# [Items]
++++

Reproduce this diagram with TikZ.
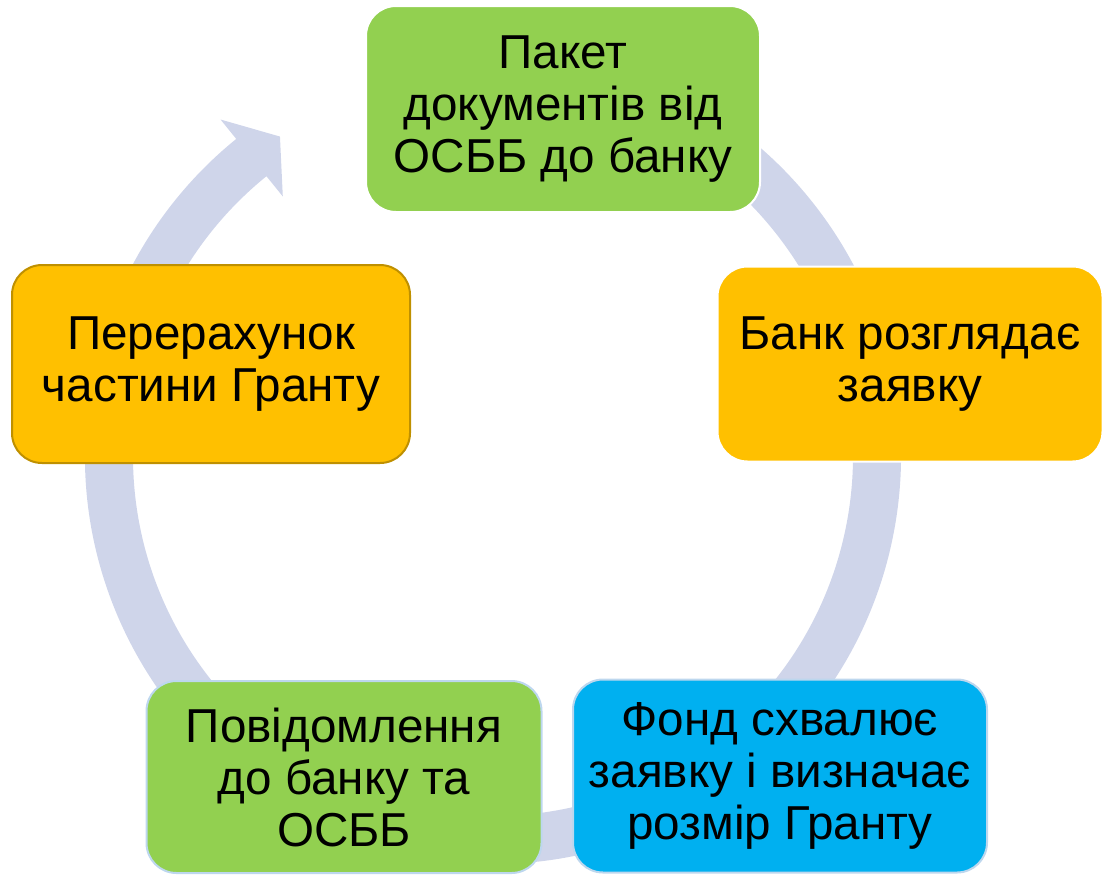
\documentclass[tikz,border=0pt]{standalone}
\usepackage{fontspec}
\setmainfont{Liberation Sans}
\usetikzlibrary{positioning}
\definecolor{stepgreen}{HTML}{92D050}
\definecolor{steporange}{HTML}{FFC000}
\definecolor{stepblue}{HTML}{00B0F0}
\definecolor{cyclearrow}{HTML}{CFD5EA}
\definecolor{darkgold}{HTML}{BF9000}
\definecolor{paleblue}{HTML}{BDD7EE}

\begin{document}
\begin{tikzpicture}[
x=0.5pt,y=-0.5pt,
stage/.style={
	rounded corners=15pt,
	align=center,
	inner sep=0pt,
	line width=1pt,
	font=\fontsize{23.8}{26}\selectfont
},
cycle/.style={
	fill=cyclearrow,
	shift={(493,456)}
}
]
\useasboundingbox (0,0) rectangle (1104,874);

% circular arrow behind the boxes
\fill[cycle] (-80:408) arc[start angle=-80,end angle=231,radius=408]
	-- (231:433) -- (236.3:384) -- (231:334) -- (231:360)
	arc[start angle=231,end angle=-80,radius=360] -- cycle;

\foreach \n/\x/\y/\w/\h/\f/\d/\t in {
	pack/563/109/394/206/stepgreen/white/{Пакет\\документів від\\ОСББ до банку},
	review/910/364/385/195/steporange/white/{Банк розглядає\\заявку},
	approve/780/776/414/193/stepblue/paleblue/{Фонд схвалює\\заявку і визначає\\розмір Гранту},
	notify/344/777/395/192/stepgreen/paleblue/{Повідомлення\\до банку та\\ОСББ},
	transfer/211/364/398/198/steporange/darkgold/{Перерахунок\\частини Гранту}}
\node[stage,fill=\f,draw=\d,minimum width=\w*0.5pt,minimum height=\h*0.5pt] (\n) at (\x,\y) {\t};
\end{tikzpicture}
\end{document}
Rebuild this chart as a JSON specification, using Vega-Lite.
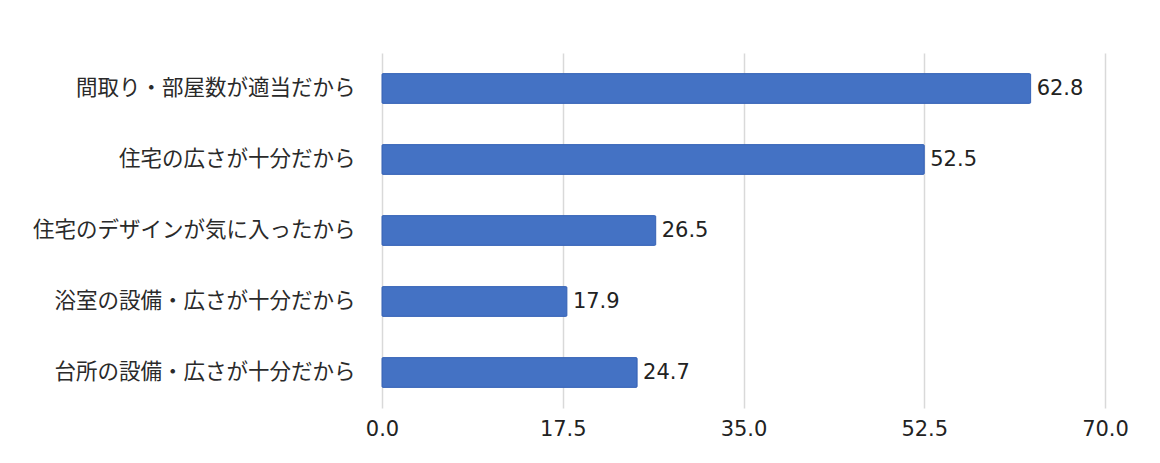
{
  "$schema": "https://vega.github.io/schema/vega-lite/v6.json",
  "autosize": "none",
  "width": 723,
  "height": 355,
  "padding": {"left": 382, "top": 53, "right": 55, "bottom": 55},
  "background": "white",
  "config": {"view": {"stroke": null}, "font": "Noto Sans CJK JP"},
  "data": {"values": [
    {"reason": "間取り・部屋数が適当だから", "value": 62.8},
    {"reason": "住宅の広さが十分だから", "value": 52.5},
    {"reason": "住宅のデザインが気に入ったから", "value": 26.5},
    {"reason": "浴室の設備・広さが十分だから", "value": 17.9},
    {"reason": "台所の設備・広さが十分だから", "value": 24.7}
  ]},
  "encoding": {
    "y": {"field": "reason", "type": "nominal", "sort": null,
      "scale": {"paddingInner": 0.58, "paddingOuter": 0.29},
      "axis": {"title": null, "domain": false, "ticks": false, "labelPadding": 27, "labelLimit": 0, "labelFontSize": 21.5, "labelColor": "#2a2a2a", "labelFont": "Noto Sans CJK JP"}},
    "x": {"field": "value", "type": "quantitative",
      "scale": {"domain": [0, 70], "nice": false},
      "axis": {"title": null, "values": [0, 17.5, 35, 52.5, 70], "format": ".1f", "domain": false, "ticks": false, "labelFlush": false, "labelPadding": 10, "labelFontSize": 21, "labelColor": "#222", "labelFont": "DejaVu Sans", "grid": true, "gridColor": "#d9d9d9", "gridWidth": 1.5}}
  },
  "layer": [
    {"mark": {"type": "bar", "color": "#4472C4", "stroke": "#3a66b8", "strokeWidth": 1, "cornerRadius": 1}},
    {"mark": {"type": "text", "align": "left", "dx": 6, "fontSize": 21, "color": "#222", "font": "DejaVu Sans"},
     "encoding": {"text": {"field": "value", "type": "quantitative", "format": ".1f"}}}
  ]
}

++++

# [Problem statement]
Pictures stay out of the copy; please restate every record above exactly.

# [Result below]
Reproduce this diagram with TikZ.
\documentclass[tikz,border=0pt]{standalone}
\usepackage{fontspec}
\setmainfont{Liberation Sans}
\usetikzlibrary{positioning}
\definecolor{stepgreen}{HTML}{92D050}
\definecolor{steporange}{HTML}{FFC000}
\definecolor{stepblue}{HTML}{00B0F0}
\definecolor{cyclearrow}{HTML}{CFD5EA}
\definecolor{darkgold}{HTML}{BF9000}
\definecolor{paleblue}{HTML}{BDD7EE}

\begin{document}
\begin{tikzpicture}[
x=0.5pt,y=-0.5pt,
stage/.style={
	rounded corners=15pt,
	align=center,
	inner sep=0pt,
	line width=1pt,
	font=\fontsize{23.8}{26}\selectfont
},
cycle/.style={
	fill=cyclearrow,
	shift={(493,456)}
}
]
\useasboundingbox (0,0) rectangle (1104,874);

% circular arrow behind the boxes
\fill[cycle] (-80:408) arc[start angle=-80,end angle=231,radius=408]
	-- (231:433) -- (236.3:384) -- (231:334) -- (231:360)
	arc[start angle=231,end angle=-80,radius=360] -- cycle;

\foreach \n/\x/\y/\w/\h/\f/\d/\t in {
	pack/563/109/394/206/stepgreen/white/{Пакет\\документів від\\ОСББ до банку},
	review/910/364/385/195/steporange/white/{Банк розглядає\\заявку},
	approve/780/776/414/193/stepblue/paleblue/{Фонд схвалює\\заявку і визначає\\розмір Гранту},
	notify/344/777/395/192/stepgreen/paleblue/{Повідомлення\\до банку та\\ОСББ},
	transfer/211/364/398/198/steporange/darkgold/{Перерахунок\\частини Гранту}}
\node[stage,fill=\f,draw=\d,minimum width=\w*0.5pt,minimum height=\h*0.5pt] (\n) at (\x,\y) {\t};
\end{tikzpicture}
\end{document}
Rebuild this chart as a JSON specification, using Vega-Lite.
{
  "$schema": "https://vega.github.io/schema/vega-lite/v6.json",
  "autosize": "none",
  "width": 723,
  "height": 355,
  "padding": {"left": 382, "top": 53, "right": 55, "bottom": 55},
  "background": "white",
  "config": {"view": {"stroke": null}, "font": "Noto Sans CJK JP"},
  "data": {"values": [
    {"reason": "間取り・部屋数が適当だから", "value": 62.8},
    {"reason": "住宅の広さが十分だから", "value": 52.5},
    {"reason": "住宅のデザインが気に入ったから", "value": 26.5},
    {"reason": "浴室の設備・広さが十分だから", "value": 17.9},
    {"reason": "台所の設備・広さが十分だから", "value": 24.7}
  ]},
  "encoding": {
    "y": {"field": "reason", "type": "nominal", "sort": null,
      "scale": {"paddingInner": 0.58, "paddingOuter": 0.29},
      "axis": {"title": null, "domain": false, "ticks": false, "labelPadding": 27, "labelLimit": 0, "labelFontSize": 21.5, "labelColor": "#2a2a2a", "labelFont": "Noto Sans CJK JP"}},
    "x": {"field": "value", "type": "quantitative",
      "scale": {"domain": [0, 70], "nice": false},
      "axis": {"title": null, "values": [0, 17.5, 35, 52.5, 70], "format": ".1f", "domain": false, "ticks": false, "labelFlush": false, "labelPadding": 10, "labelFontSize": 21, "labelColor": "#222", "labelFont": "DejaVu Sans", "grid": true, "gridColor": "#d9d9d9", "gridWidth": 1.5}}
  },
  "layer": [
    {"mark": {"type": "bar", "color": "#4472C4", "stroke": "#3a66b8", "strokeWidth": 1, "cornerRadius": 1}},
    {"mark": {"type": "text", "align": "left", "dx": 6, "fontSize": 21, "color": "#222", "font": "DejaVu Sans"},
     "encoding": {"text": {"field": "value", "type": "quantitative", "format": ".1f"}}}
  ]
}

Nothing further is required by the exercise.